Letters to the editor

A festering problem remains at Timberland Regional Library

Timberland Regional Library administration is once again betraying the confidence of the library patrons in their service area.

If you remember in 2018 TRL wanted to close a number of libraries including Montesano and Hoquiam. Then two years ago TRL not only proposed but turned the Naselle library into a non-staffed library. Between those dates and now, TRL has refreshed libraries from Pacific County to Lewis County including libraries in Grays Harbor, Thurston, and Mason counties. Some of those refreshes are excellent, I especially like the one in Westport. However, some libraries like the ones in Ilwaco, Naselle and Raymond look gutted with up to half of their collection gone.

Now we are being told that TRL will have to layoff 30 staff members and turn even more libraries into libraries without staff because they suddenly discovered at the end of January a $3.5 million dollar deficit in the 2026 budget.

However, in November TRL felt they were doing so well fiscally that the director recommended to the board of TRL board of Trustees a 15% raise for the top two administrators below her. How does such mismanagement happen overnight? TRL says it is because their fiscal year did not end until Jan. 31, 2026. At that time, they discovered that they had spent more money in 2025 than they should have. Why? A wise man does not consider a project without considering the cost.

I propose that the three top administrators have an immediate 30% reduction in pay. This would mean that the 15% pay raise approved in November would be rescinded and those two individuals will receive a 15% reduction in pay. The board of trustees approved it, they can rescind it.

Also, TRL needs to stop these refreshes on their libraries.

I also propose that everyone of the five counties call their Board of Trustee members in and grill them on what is going on inside of TRL.

Additionally, the comptroller and the three top individuals need to be questioned regarding this reckless spending habit that TRL has acquired over the last decade.

On top of that, there needs to be an independent audit of TRL’s financial house over the last decade. This problem did not suddenly show up overnight, it is a problem that has been festering for some time.

Lilly Pomeroy

President

Friends of the WH Abel Memorial Timberland Library

Montesano

Pe Ell dam a boondoggle

Talk of the proposed mega-dam on the Chehalis River has dominated the local news, and local conversation too. And that’s for good reason.

Hundreds of Chehalis Basin residents, from Centralia to Aberdeen to Boistfort raised their voices at recent public meetings. These were diverse voices, from representatives from the Confederated Tribes of the Chehalis, the Quinault Indian Nation, to farmers, fishers, and lots of other residents.

At all the meetings except for Boistfort, the great majority of the voices were raised in unity: no mega-dam. It’s hideously expensive, it will destroy our fish runs, dewater the river, and won’t solve our flooding challenges.

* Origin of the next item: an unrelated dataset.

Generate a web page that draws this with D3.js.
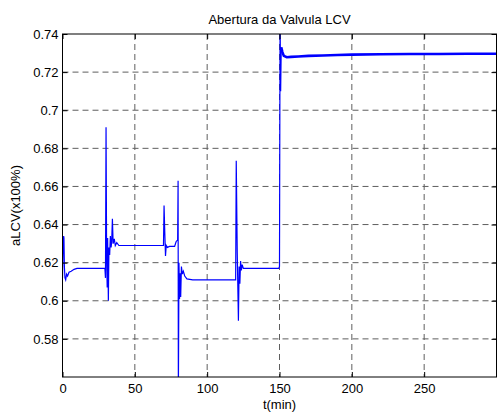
<!DOCTYPE html>
<html>
<head>
<meta charset="utf-8">
<script src="https://cdn.jsdelivr.net/npm/d3@7"></script>
<style>
  body { margin: 0; background: #fff; }
  text { font-family: Arial, "Liberation Sans", sans-serif; font-size: 13px; fill: #000; }
</style>
</head>
<body>
<div id="chart"></div>
<script>
// tick values
var xTicks = [0, 50, 100, 150, 200, 250];
var yTicks = [0.58, 0.6, 0.62, 0.64, 0.66, 0.68, 0.7, 0.72, 0.74];

// transient part of the valve opening (t in min, aLCV)
var tTransient = [0, 0.4, 0.8, 1.0, 1.3, 1.7, 2.2, 2.8, 3.5, 4.5, 6, 8, 10, 20, 29.3,
  29.7, 30.1, 30.5, 30.9, 31.2, 31.7, 32.1, 32.6, 33.1, 33.6, 34.0, 34.5, 35.0, 35.8, 36.5, 37.5, 39, 69.8,
  70.2, 70.7, 71.2, 71.7, 72.5, 74, 77.5, 78.5, 79.6, 79.9, 80.1, 80.5, 80.9, 81.3, 81.7, 82.2, 82.8, 83.5, 84.5, 86, 90, 119.7,
  120.1, 120.8, 121.2, 121.6, 122.1, 122.6, 123.1, 123.6, 124.2, 125, 130, 149.5,
  150.0, 150.4, 150.8, 151.2];
var aTransient = [0.612, 0.628, 0.634, 0.633, 0.618, 0.612, 0.611, 0.614, 0.613, 0.615, 0.6155, 0.6165, 0.617, 0.617, 0.617,
  0.612, 0.691, 0.622, 0.607, 0.633, 0.600, 0.628, 0.624, 0.634, 0.628, 0.631, 0.643, 0.630, 0.6325, 0.629, 0.6305, 0.629, 0.629,
  0.650, 0.636, 0.6235, 0.629, 0.628, 0.6285, 0.6285, 0.631, 0.632, 0.663, 0.55, 0.62, 0.601, 0.6145, 0.602, 0.618, 0.614, 0.6155, 0.613, 0.6115, 0.611, 0.611,
  0.6735, 0.625, 0.607, 0.5895, 0.618, 0.609, 0.6208, 0.616, 0.619, 0.617, 0.617, 0.617,
  0.618, 0.75, 0.71, 0.733];

// steady part after the last step
var tSteady = [151.2, 152, 153, 155, 158, 163, 170, 180, 190, 200, 220, 240, 260, 280, 300];
var aSteady = [0.733, 0.7305, 0.7285, 0.7278, 0.728, 0.7282, 0.7285, 0.7287, 0.729, 0.7292, 0.7294, 0.7295, 0.7295, 0.7296, 0.7296];

// svg dimensions and margins
var svgWidth = 498;
var svgHeight = 414;
var margin = { top: 34, right: 1.5, bottom: 37, left: 62.5 };
var width = svgWidth - margin.left - margin.right;
var height = svgHeight - margin.top - margin.bottom;

var svg = d3.select("#chart")
  .append("svg")
  .attr("width", svgWidth)
  .attr("height", svgHeight);

var chartGroup = svg.append("g")
  .attr("transform", `translate(${margin.left}, ${margin.top})`);

// scales
var xScale = d3.scaleLinear().domain([0, 300]).range([0, width]);
var yScale = d3.scaleLinear().domain([0.56, 0.74]).range([height, 0]);

// dashed grid
chartGroup.append("g")
  .selectAll("line")
  .data(xTicks.slice(1))
  .enter()
  .append("line")
  .attr("x1", d => xScale(d)).attr("x2", d => xScale(d))
  .attr("y1", 0).attr("y2", height)
  .attr("stroke", "#5e5e5e")
  .attr("stroke-dasharray", "6,4");

chartGroup.append("g")
  .selectAll("line")
  .data(yTicks.filter(d => d < 0.739))
  .enter()
  .append("line")
  .attr("x1", 0).attr("x2", width)
  .attr("y1", d => yScale(d)).attr("y2", d => yScale(d))
  .attr("stroke", "#5e5e5e")
  .attr("stroke-dasharray", "6,4");

// clip for the line
chartGroup.append("clipPath")
  .attr("id", "plotClip")
  .append("rect")
  .attr("width", width)
  .attr("height", height);

var line = d3.line()
  .x(d => xScale(d[0]))
  .y(d => yScale(d[1]));

chartGroup.append("path")
  .datum(d3.zip(tTransient, aTransient))
  .attr("clip-path", "url(#plotClip)")
  .attr("fill", "none")
  .attr("stroke", "#0000ff")
  .attr("stroke-width", 1.2)
  .attr("d", line);

chartGroup.append("path")
  .datum(d3.zip(tSteady, aSteady))
  .attr("clip-path", "url(#plotClip)")
  .attr("fill", "none")
  .attr("stroke", "#0000ff")
  .attr("stroke-width", 2.6)
  .attr("d", line);

// axes with inward ticks on all four sides
var fmt = d => String(+d.toFixed(2));

chartGroup.append("g")
  .attr("transform", `translate(0, ${height})`)
  .call(d3.axisBottom(xScale).tickValues(xTicks).tickSize(-5).tickPadding(7).tickFormat(fmt));

chartGroup.append("g")
  .call(d3.axisTop(xScale).tickValues(xTicks).tickSize(-5).tickFormat(""));

chartGroup.append("g")
  .call(d3.axisLeft(yScale).tickValues(yTicks).tickSize(-5).tickPadding(4).tickFormat(fmt));

chartGroup.append("g")
  .attr("transform", `translate(${width}, 0)`)
  .call(d3.axisRight(yScale).tickValues(yTicks).tickSize(-5).tickFormat(""));

chartGroup.selectAll(".domain").remove();
chartGroup.selectAll(".tick line").attr("stroke", "#000");
chartGroup.selectAll(".tick text")
  .style("font-family", "Arial, 'Liberation Sans', sans-serif")
  .style("font-size", "13px")
  .attr("fill", "#000");

// box
chartGroup.append("rect")
  .attr("width", width)
  .attr("height", height)
  .attr("fill", "none")
  .attr("stroke", "#000")
  .attr("stroke-width", 1);

// title and axis labels
chartGroup.append("text")
  .attr("x", width / 2)
  .attr("y", -10)
  .attr("text-anchor", "middle")
  .text("Abertura da Valvula LCV");

chartGroup.append("text")
  .attr("x", width / 2)
  .attr("y", height + 32)
  .attr("text-anchor", "middle")
  .text("t(min)");

chartGroup.append("text")
  .attr("transform", "rotate(-90)")
  .attr("x", -height / 2)
  .attr("y", -43)
  .attr("text-anchor", "middle")
  .text("aLCV(x100%)");
</script>
</body>
</html>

In real talk: this boondoggle will benefit the wealthy developers who want to keep building in the floodplain. It won’t protect us from floods coming from the Cascade foothills, and it won’t help those of us who live downstream of Chehalis and Centralia.

Building this enormous concrete boondoggle would siphon billions away from the solutions that work, that protect more people and land, and that bring our salmon back and honor the treaties with the tribes. We can’t afford it.

So let’s keep raising our voices, talking to our families, friends and neighbors about what will really work to protect people and fish runs.

The era of dam building is over as communities around the state and across the country take dams down because the cost they inflict on clean water, communities, fish and wildlife is just not worth it.

In my community and throughout the Chehalis River Basin, we need durable, affordable, smart solutions for Mother Nature’s challenges – not a mega-dam.